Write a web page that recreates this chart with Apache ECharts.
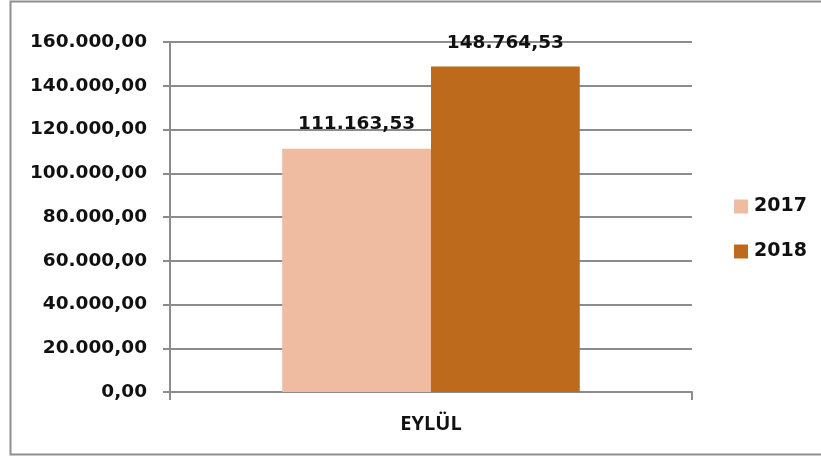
<!DOCTYPE html>
<html>
<head>
<meta charset="utf-8">
<script src="https://cdn.jsdelivr.net/npm/echarts@6/dist/echarts.min.js"></script>
<style>
  html, body { margin: 0; padding: 0; background: #fff; }
  #chart { width: 821px; height: 457px; }
</style>
</head>
<body>
<div id="chart"></div>
<script>
const categories = ['EYLÜL']
const seriesNames = ['2017', '2018']
const values2017 = [111163.53]
const values2018 = [148764.53]
const colors = ['#EFBBA1', '#BD6A1C']

// Turkish style: 148.764,53
function trNumber(v) {
  const parts = Number(v).toFixed(2).split('.')
  const intPart = parts[0].replace(/\B(?=(\d{3})+(?!\d))/g, '.')
  return intPart + ',' + parts[1]
}

const labelFont = {
  fontFamily: 'DejaVu Sans',
  fontWeight: 'bold',
  fontSize: 18.5,
  color: '#111'
}

const chart = echarts.init(document.getElementById('chart'))
chart.setOption({
  backgroundColor: '#fff',
  animation: false,
  graphic: [
    {
      type: 'rect',
      shape: { x: 10.5, y: 1.5, width: 850, height: 453 },
      style: { fill: 'none', stroke: '#8f8f8f', lineWidth: 2 },
      silent: true
    }
  ],
  grid: { left: 170, right: 129, top: 42, bottom: 65 },
  legend: {
    orient: 'vertical',
    left: 734,
    top: 197,
    padding: 0,
    itemWidth: 14,
    itemHeight: 14,
    itemGap: 26,
    icon: 'rect',
    textStyle: { ...labelFont, fontSize: 19, padding: [0, 0, 0, 1] },
    data: seriesNames
  },
  xAxis: {
    type: 'category',
    data: categories,
    axisLine: { lineStyle: { color: '#8c8c8c', width: 2 } },
    axisTick: { show: true, length: 8, lineStyle: { color: '#8c8c8c', width: 2 } },
    axisLabel: {
      margin: 22,
      fontFamily: 'Open Sans',
      fontWeight: 'bold',
      fontSize: 20,
      color: '#111'
    }
  },
  yAxis: {
    type: 'value',
    min: 0,
    max: 160000,
    interval: 20000,
    axisLine: { show: true, lineStyle: { color: '#8c8c8c', width: 2 } },
    axisTick: { show: true, length: 7, lineStyle: { color: '#8c8c8c', width: 2 } },
    splitLine: { lineStyle: { color: '#8c8c8c', width: 2 } },
    axisLabel: { ...labelFont, margin: 23, formatter: trNumber }
  },
  series: [
    {
      name: seriesNames[0],
      type: 'bar',
      data: values2017,
      barGap: '0%',
      barCategoryGap: '43%',
      itemStyle: { color: colors[0] },
      label: { show: true, position: 'top', distance: 15, ...labelFont, formatter: (p) => trNumber(p.value) }
    },
    {
      name: seriesNames[1],
      type: 'bar',
      data: values2018,
      barGap: '0%',
      barCategoryGap: '43%',
      itemStyle: { color: colors[1] },
      label: { show: true, position: 'top', distance: 14, ...labelFont, formatter: (p) => trNumber(p.value) }
    }
  ]
})
</script>
</body>
</html>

**Set task**:
Repeat the listing verbatim. Skip the pictures.

**Result**:
Write a web page that recreates this chart with Apache ECharts.
<!DOCTYPE html>
<html>
<head>
<meta charset="utf-8">
<script src="https://cdn.jsdelivr.net/npm/echarts@6/dist/echarts.min.js"></script>
<style>
  html, body { margin: 0; padding: 0; background: #fff; }
  #chart { width: 821px; height: 457px; }
</style>
</head>
<body>
<div id="chart"></div>
<script>
const categories = ['EYLÜL']
const seriesNames = ['2017', '2018']
const values2017 = [111163.53]
const values2018 = [148764.53]
const colors = ['#EFBBA1', '#BD6A1C']

// Turkish style: 148.764,53
function trNumber(v) {
  const parts = Number(v).toFixed(2).split('.')
  const intPart = parts[0].replace(/\B(?=(\d{3})+(?!\d))/g, '.')
  return intPart + ',' + parts[1]
}

const labelFont = {
  fontFamily: 'DejaVu Sans',
  fontWeight: 'bold',
  fontSize: 18.5,
  color: '#111'
}

const chart = echarts.init(document.getElementById('chart'))
chart.setOption({
  backgroundColor: '#fff',
  animation: false,
  graphic: [
    {
      type: 'rect',
      shape: { x: 10.5, y: 1.5, width: 850, height: 453 },
      style: { fill: 'none', stroke: '#8f8f8f', lineWidth: 2 },
      silent: true
    }
  ],
  grid: { left: 170, right: 129, top: 42, bottom: 65 },
  legend: {
    orient: 'vertical',
    left: 734,
    top: 197,
    padding: 0,
    itemWidth: 14,
    itemHeight: 14,
    itemGap: 26,
    icon: 'rect',
    textStyle: { ...labelFont, fontSize: 19, padding: [0, 0, 0, 1] },
    data: seriesNames
  },
  xAxis: {
    type: 'category',
    data: categories,
    axisLine: { lineStyle: { color: '#8c8c8c', width: 2 } },
    axisTick: { show: true, length: 8, lineStyle: { color: '#8c8c8c', width: 2 } },
    axisLabel: {
      margin: 22,
      fontFamily: 'Open Sans',
      fontWeight: 'bold',
      fontSize: 20,
      color: '#111'
    }
  },
  yAxis: {
    type: 'value',
    min: 0,
    max: 160000,
    interval: 20000,
    axisLine: { show: true, lineStyle: { color: '#8c8c8c', width: 2 } },
    axisTick: { show: true, length: 7, lineStyle: { color: '#8c8c8c', width: 2 } },
    splitLine: { lineStyle: { color: '#8c8c8c', width: 2 } },
    axisLabel: { ...labelFont, margin: 23, formatter: trNumber }
  },
  series: [
    {
      name: seriesNames[0],
      type: 'bar',
      data: values2017,
      barGap: '0%',
      barCategoryGap: '43%',
      itemStyle: { color: colors[0] },
      label: { show: true, position: 'top', distance: 15, ...labelFont, formatter: (p) => trNumber(p.value) }
    },
    {
      name: seriesNames[1],
      type: 'bar',
      data: values2018,
      barGap: '0%',
      barCategoryGap: '43%',
      itemStyle: { color: colors[1] },
      label: { show: true, position: 'top', distance: 14, ...labelFont, formatter: (p) => trNumber(p.value) }
    }
  ]
})
</script>
</body>
</html>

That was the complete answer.